Bruissement d’inquiétude
Grain de sable en décembre 2013 : Mediapart révèle que la villa de Marrakech appartiendrait en fait aux Balkany. « Je n’avais jamais entendu parler d’eux, parce que je suis la politique étrangère au niveau national, pas au niveau départemental, explique Marc Angst. On a découvert que MM. Aubry et Balkany étaient des amis proches. Ça m’a mis la puce à l’oreille. Est-ce qu’on ne m’aurait pas trompé sur l’identité du client ? »
Le financier « soupçonne un blanchiment d’argent » et dénonce les transactions aux autorités suisses. Puis se renseigne auprès de Me Claude, qui « jure sur la tête de son fils » que la villa appartient bien à Jean-Pierre Aubry.
Marc Angst décide néanmoins de démissionner de la structure, et va l’annoncer quelques jours plus tard à Me Claude, dans son cabinet, à Paris. « A ce moment-là, raconte-t-il, Jean-Pierre Aubry entre dans la pièce, et dit : “Je présume que Marc sait tout, n’est-ce pas ?” M. Claude répond : “Je pense que oui.” Aubry me dit : “Marc, vous savez que je porte pour mon ami Balkany ?” J’ai dit non. Aubry m’a dit : “Je sais que j’ai fait une erreur. Mais c’est un ami, je lui dois énormément. Même si je vais en prison, je le défendrai jusqu’au bout.” »
En 2015, Marc Angst et Jean-Pierre Aubry se sont retrouvés ensemble dans le bureau du juge d’instruction. « M. Aubry a dit : “J’ai pas souvenir d’avoir dit ça. Il a peut-être mal compris parce qu’il est Suisse allemand”, raconte M. Angst, qui parle très bien français.
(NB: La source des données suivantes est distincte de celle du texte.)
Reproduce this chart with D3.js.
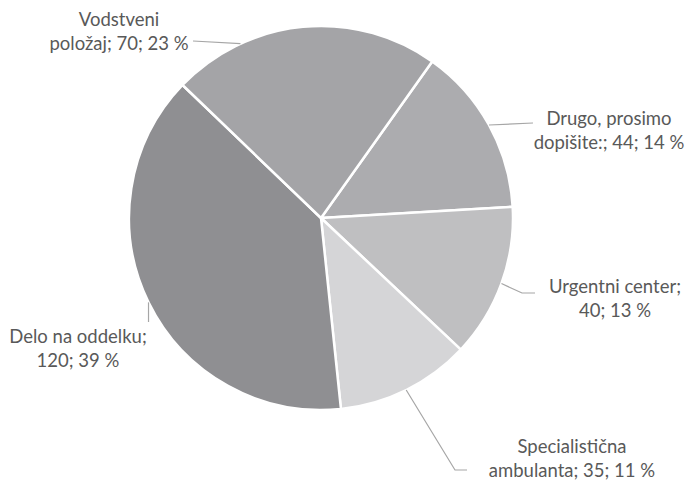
<!DOCTYPE html>
<html>
<head>
<meta charset="utf-8">
<script src="https://cdn.jsdelivr.net/npm/d3@7"></script>
<style>
  html, body { margin: 0; padding: 0; background: #fff; }
  svg text { font-family: Lato, "Open Sans", sans-serif; fill: #595959; }
</style>
</head>
<body>
<svg id="chart" width="686" height="484"></svg>
<script>
// ---- data ----
const categories = ["Drugo, prosimo dopišite:", "Urgentni center", "Specialistična ambulanta", "Delo na oddelku", "Vodstveni položaj"];
const values = [44, 40, 35, 120, 70];
const colors = ["#acacaf", "#bfbfc1", "#d5d5d7", "#8f8f92", "#a4a4a7"];
// label text lines (as shown in the chart)
const labelLines = [
  ["Drugo, prosimo", "dopišite:; 44; 14 %"],
  ["Urgentni center;", "40; 13 %"],
  ["Specialistična", "ambulanta; 35; 11 %"],
  ["Delo na oddelku;", "120; 39 %"],
  ["Vodstveni", "položaj; 70; 23 %"]
];

// ---- layout ----
const W = 686, H = 484;
const cx = 321, cy = 218, R = 192;
const startDeg = 35.4;
const fontSize = 18.5, lineH = 24;

const svg = d3.select("#chart");
const g = svg.append("g").attr("transform", `translate(${cx},${cy})`);

const pie = d3.pie().sort(null).value(d => d)
  .startAngle(startDeg * Math.PI / 180)
  .endAngle(startDeg * Math.PI / 180 + 2 * Math.PI);
const arcs = pie(values);
const arc = d3.arc().innerRadius(0).outerRadius(R);

g.selectAll("path.slice").data(arcs).join("path")
  .attr("class", "slice")
  .attr("d", arc)
  .attr("fill", (d, i) => colors[i])
  .attr("stroke", "#fff")
  .attr("stroke-width", 2.5)
  .attr("stroke-linejoin", "round");

// point on pie edge at angle (radians, clockwise from 12 o'clock)
const edge = a => [R * Math.sin(a), -R * Math.cos(a)];

// label placement (relative to pie centre): text centre x, first baseline y, leader path
const placement = [
  { tx: 288, ty: -93, attach: null, leader: p => [p, [212, p[1] - 2]] },
  { tx: 294, ty: 75, attach: null, leader: p => [p, [201, 75], [214, 75]] },
  { tx: 251, ty: 235, attach: null, leader: p => [p, [134, 252], [146, 252]] },
  { tx: -243, ty: 125, attach: null, leader: p => [p, [p[0], 104]] },
  { tx: -202, ty: -192, attach: 335.2, leader: p => [p, [-128, -177]] }
];

arcs.forEach((d, i) => {
  const pl = placement[i];
  const a = pl.attach != null ? pl.attach * Math.PI / 180 : (d.startAngle + d.endAngle) / 2;
  const p = edge(a);
  g.append("path")
    .attr("d", d3.line()(pl.leader(p)))
    .attr("fill", "none")
    .attr("stroke", "#a6a6a6")
    .attr("stroke-width", 1.2);
  const t = g.append("text")
    .attr("text-anchor", "middle")
    .attr("font-size", fontSize);
  labelLines[i].forEach((line, k) => {
    t.append("tspan").attr("x", pl.tx).attr("y", pl.ty + k * lineH).text(line);
  });
});
</script>
</body>
</html>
– Et vous, demande le président, vous certifiez aujourd’hui, sous serment, que Jean-Pierre Aubry vous a bien dit, le 12 février 2014 : “Marc, vous savez que je porte pour mon ami Balkany ?”.
– Tout à fait. »
Au premier rang, les prévenus se retournent frénétiquement pour se concerter avec leurs avocats dans un bruissement d’inquiétude. Patrick Balkany, si prompt depuis le début du procès à prendre la parole, se fait discret.
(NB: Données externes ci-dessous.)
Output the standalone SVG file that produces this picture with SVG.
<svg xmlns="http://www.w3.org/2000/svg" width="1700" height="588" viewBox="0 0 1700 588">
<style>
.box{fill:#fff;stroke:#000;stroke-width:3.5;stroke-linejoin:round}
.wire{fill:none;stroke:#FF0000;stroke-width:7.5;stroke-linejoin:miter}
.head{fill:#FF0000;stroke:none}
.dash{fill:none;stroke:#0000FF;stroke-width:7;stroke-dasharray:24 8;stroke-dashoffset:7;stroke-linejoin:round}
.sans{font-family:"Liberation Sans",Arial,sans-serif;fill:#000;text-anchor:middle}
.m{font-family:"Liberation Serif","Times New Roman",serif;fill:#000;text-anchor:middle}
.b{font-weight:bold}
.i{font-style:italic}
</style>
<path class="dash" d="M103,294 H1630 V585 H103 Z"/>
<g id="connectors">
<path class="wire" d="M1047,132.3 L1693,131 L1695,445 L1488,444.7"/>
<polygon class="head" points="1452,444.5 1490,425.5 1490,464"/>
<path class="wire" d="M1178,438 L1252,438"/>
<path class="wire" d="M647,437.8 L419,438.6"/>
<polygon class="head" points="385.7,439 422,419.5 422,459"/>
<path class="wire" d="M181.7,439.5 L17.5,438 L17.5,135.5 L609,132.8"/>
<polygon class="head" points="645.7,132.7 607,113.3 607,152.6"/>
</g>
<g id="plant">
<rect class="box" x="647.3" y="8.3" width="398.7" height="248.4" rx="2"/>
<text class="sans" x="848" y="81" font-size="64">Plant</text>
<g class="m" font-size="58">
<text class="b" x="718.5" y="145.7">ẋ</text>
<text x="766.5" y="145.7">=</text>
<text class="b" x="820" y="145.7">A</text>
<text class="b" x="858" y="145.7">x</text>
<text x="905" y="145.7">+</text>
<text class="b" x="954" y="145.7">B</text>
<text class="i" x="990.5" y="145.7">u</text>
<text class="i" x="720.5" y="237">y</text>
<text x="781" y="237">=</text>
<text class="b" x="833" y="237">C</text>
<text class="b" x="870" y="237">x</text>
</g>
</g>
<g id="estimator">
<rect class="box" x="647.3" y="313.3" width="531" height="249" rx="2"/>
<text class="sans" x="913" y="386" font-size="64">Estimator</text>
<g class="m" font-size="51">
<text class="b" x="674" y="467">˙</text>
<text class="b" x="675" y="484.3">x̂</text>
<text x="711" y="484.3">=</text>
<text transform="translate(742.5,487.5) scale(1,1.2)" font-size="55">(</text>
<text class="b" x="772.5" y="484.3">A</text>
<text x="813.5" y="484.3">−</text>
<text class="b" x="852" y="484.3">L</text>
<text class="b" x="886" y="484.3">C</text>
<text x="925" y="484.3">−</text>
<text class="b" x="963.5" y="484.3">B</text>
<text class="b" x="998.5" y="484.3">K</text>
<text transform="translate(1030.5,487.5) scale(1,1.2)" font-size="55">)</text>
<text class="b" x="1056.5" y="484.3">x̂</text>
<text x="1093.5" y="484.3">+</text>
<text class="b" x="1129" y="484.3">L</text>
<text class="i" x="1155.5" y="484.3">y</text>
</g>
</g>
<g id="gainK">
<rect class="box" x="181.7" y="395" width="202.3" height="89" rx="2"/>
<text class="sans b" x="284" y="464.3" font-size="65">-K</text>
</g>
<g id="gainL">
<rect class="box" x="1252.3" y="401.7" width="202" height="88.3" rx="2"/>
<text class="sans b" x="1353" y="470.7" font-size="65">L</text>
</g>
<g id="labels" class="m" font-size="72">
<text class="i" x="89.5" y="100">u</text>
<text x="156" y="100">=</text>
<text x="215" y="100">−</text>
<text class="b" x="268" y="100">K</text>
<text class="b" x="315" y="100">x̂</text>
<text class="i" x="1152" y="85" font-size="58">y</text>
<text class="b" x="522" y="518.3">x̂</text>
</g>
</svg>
Un témoin serein et imperturbable
La défense se débat en vain. L’avocat de Patrick Balkany, Me Eric Dupond-Moretti, tente de déstabiliser le témoin en l’accusant de « subornation de témoin » pour avoir briefé ses collaborateurs avant leurs interrogatoires, ou en suggérant qu’il se serait arrangé avec le juge d’instruction pour charger Patrick Balkany et sauver sa peau.
Rien à faire : plus l’avocat s’époumone, plus le témoin semble serein, coude droit sur le pupitre, main gauche dans la poche. L’agressivité de l’un se fracasse sur le lent débit à l’accent suisse allemand de l’autre. Marc Angst est imperturbable, contrairement aux avocats de la défense, qui cherchent la faille sans jamais la trouver, et finissent systématiquement par se prendre le bec entre eux, sous l’œil circonspect du témoin.
L’audience touche à sa fin. Le président souhaite encore lire le procès-verbal de la confrontation de 2015 entre MM. Angst, Claude et Aubry. Il est question d’instructions envoyées par fax à Gestrust par Me Claude, indiquant les virements à effectuer depuis le compte d’Himola (pour l’achat de meubles pour la maison de Marrakech, par exemple) et les numéros de compte des bénéficiaires, fournis par Jean-Pierre Aubry.
« Question du juge d’instruction à M. Aubry : qui vous remettait ces numéros ?
– Je ne suis pas propriétaire de cette maison et je n’ai pas pris un sou. C’est ma réponse.
– Monsieur ou Madame Balkany vous ont-ils remis ces références bancaires ?
– Je ne suis pas propriétaire de cette maison et je n’ai pas pris un euro. C’est ma réponse.
– Pouvez-vous seulement répondre par la négative, c’est-à-dire : non, ce n’est pas Monsieur ou Madame Balkany ?
– Je ne suis pas propriétaire de cette maison et je n’ai pas pris un sou. »
La salle glousse. L’audience est suspendue. Les prévenus quittent la salle en silence.